→ **EXERCISE REQUIREMENTS**:
Give every line again exactly as it appears, please, but not the pictures.

→ **DATA SEGMENT**:

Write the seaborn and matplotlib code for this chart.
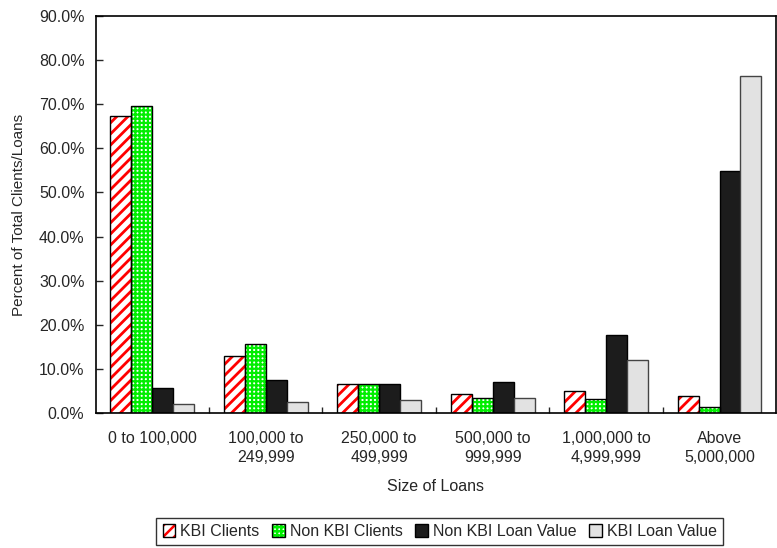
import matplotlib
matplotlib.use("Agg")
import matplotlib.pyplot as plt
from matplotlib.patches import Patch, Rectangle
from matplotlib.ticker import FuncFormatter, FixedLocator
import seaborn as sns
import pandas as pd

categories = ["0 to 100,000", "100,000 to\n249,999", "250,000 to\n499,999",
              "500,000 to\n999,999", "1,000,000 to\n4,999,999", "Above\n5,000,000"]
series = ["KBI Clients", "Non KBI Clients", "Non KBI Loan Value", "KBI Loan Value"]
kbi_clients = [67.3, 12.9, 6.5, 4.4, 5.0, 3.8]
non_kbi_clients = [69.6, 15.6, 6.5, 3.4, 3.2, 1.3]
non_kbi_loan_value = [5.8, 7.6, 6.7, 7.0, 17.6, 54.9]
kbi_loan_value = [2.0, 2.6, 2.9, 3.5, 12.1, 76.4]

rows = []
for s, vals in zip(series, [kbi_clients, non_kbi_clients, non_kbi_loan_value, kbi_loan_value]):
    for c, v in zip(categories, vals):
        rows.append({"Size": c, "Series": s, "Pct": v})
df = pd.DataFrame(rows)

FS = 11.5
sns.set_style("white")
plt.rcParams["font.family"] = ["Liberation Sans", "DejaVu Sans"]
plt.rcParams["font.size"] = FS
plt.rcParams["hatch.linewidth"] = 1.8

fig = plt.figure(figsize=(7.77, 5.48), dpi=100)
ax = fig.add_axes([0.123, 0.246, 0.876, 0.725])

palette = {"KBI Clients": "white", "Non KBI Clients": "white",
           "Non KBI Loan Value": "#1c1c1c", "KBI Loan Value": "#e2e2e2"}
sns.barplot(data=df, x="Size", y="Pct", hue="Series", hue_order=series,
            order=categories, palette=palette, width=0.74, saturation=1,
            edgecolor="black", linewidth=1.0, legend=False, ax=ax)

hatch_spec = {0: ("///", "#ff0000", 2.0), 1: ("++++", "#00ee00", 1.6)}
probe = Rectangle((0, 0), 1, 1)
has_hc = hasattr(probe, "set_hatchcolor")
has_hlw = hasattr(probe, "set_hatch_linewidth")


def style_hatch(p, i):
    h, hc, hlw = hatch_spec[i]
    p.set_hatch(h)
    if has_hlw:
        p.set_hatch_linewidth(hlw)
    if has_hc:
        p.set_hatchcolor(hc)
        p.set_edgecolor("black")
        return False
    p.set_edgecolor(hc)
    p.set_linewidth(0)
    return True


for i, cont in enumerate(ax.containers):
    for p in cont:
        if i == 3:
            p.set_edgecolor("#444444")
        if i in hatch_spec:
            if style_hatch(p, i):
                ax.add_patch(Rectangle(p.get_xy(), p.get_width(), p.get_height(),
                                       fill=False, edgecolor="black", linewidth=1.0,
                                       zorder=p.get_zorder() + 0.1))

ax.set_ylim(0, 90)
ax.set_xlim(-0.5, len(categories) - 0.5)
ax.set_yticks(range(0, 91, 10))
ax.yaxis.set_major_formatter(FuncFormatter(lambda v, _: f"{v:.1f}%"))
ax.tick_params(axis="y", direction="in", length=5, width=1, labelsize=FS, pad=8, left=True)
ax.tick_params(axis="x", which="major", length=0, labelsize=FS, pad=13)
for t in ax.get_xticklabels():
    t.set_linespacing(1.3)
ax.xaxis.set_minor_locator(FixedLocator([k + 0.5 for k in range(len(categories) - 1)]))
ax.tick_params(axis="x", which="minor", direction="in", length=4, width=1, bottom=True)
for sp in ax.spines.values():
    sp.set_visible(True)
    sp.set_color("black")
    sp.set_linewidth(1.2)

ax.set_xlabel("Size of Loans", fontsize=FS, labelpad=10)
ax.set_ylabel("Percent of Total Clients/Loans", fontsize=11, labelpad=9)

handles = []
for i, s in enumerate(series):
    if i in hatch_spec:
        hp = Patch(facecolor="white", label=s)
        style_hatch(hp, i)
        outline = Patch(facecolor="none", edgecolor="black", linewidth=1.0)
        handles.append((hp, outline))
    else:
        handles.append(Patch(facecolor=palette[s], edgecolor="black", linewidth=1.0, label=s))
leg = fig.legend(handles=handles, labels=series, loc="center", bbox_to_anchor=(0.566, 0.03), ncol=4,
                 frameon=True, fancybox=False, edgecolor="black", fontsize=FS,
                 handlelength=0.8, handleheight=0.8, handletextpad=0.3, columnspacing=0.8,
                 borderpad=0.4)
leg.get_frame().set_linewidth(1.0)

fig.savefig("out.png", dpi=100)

→ **SOLUTION TO THIS TASK**:
Write the seaborn and matplotlib code for this chart.
import matplotlib
matplotlib.use("Agg")
import matplotlib.pyplot as plt
from matplotlib.patches import Patch, Rectangle
from matplotlib.ticker import FuncFormatter, FixedLocator
import seaborn as sns
import pandas as pd

categories = ["0 to 100,000", "100,000 to\n249,999", "250,000 to\n499,999",
              "500,000 to\n999,999", "1,000,000 to\n4,999,999", "Above\n5,000,000"]
series = ["KBI Clients", "Non KBI Clients", "Non KBI Loan Value", "KBI Loan Value"]
kbi_clients = [67.3, 12.9, 6.5, 4.4, 5.0, 3.8]
non_kbi_clients = [69.6, 15.6, 6.5, 3.4, 3.2, 1.3]
non_kbi_loan_value = [5.8, 7.6, 6.7, 7.0, 17.6, 54.9]
kbi_loan_value = [2.0, 2.6, 2.9, 3.5, 12.1, 76.4]

rows = []
for s, vals in zip(series, [kbi_clients, non_kbi_clients, non_kbi_loan_value, kbi_loan_value]):
    for c, v in zip(categories, vals):
        rows.append({"Size": c, "Series": s, "Pct": v})
df = pd.DataFrame(rows)

FS = 11.5
sns.set_style("white")
plt.rcParams["font.family"] = ["Liberation Sans", "DejaVu Sans"]
plt.rcParams["font.size"] = FS
plt.rcParams["hatch.linewidth"] = 1.8

fig = plt.figure(figsize=(7.77, 5.48), dpi=100)
ax = fig.add_axes([0.123, 0.246, 0.876, 0.725])

palette = {"KBI Clients": "white", "Non KBI Clients": "white",
           "Non KBI Loan Value": "#1c1c1c", "KBI Loan Value": "#e2e2e2"}
sns.barplot(data=df, x="Size", y="Pct", hue="Series", hue_order=series,
            order=categories, palette=palette, width=0.74, saturation=1,
            edgecolor="black", linewidth=1.0, legend=False, ax=ax)

hatch_spec = {0: ("///", "#ff0000", 2.0), 1: ("++++", "#00ee00", 1.6)}
probe = Rectangle((0, 0), 1, 1)
has_hc = hasattr(probe, "set_hatchcolor")
has_hlw = hasattr(probe, "set_hatch_linewidth")


def style_hatch(p, i):
    h, hc, hlw = hatch_spec[i]
    p.set_hatch(h)
    if has_hlw:
        p.set_hatch_linewidth(hlw)
    if has_hc:
        p.set_hatchcolor(hc)
        p.set_edgecolor("black")
        return False
    p.set_edgecolor(hc)
    p.set_linewidth(0)
    return True


for i, cont in enumerate(ax.containers):
    for p in cont:
        if i == 3:
            p.set_edgecolor("#444444")
        if i in hatch_spec:
            if style_hatch(p, i):
                ax.add_patch(Rectangle(p.get_xy(), p.get_width(), p.get_height(),
                                       fill=False, edgecolor="black", linewidth=1.0,
                                       zorder=p.get_zorder() + 0.1))

ax.set_ylim(0, 90)
ax.set_xlim(-0.5, len(categories) - 0.5)
ax.set_yticks(range(0, 91, 10))
ax.yaxis.set_major_formatter(FuncFormatter(lambda v, _: f"{v:.1f}%"))
ax.tick_params(axis="y", direction="in", length=5, width=1, labelsize=FS, pad=8, left=True)
ax.tick_params(axis="x", which="major", length=0, labelsize=FS, pad=13)
for t in ax.get_xticklabels():
    t.set_linespacing(1.3)
ax.xaxis.set_minor_locator(FixedLocator([k + 0.5 for k in range(len(categories) - 1)]))
ax.tick_params(axis="x", which="minor", direction="in", length=4, width=1, bottom=True)
for sp in ax.spines.values():
    sp.set_visible(True)
    sp.set_color("black")
    sp.set_linewidth(1.2)

ax.set_xlabel("Size of Loans", fontsize=FS, labelpad=10)
ax.set_ylabel("Percent of Total Clients/Loans", fontsize=11, labelpad=9)

handles = []
for i, s in enumerate(series):
    if i in hatch_spec:
        hp = Patch(facecolor="white", label=s)
        style_hatch(hp, i)
        outline = Patch(facecolor="none", edgecolor="black", linewidth=1.0)
        handles.append((hp, outline))
    else:
        handles.append(Patch(facecolor=palette[s], edgecolor="black", linewidth=1.0, label=s))
leg = fig.legend(handles=handles, labels=series, loc="center", bbox_to_anchor=(0.566, 0.03), ncol=4,
                 frameon=True, fancybox=False, edgecolor="black", fontsize=FS,
                 handlelength=0.8, handleheight=0.8, handletextpad=0.3, columnspacing=0.8,
                 borderpad=0.4)
leg.get_frame().set_linewidth(1.0)

fig.savefig("out.png", dpi=100)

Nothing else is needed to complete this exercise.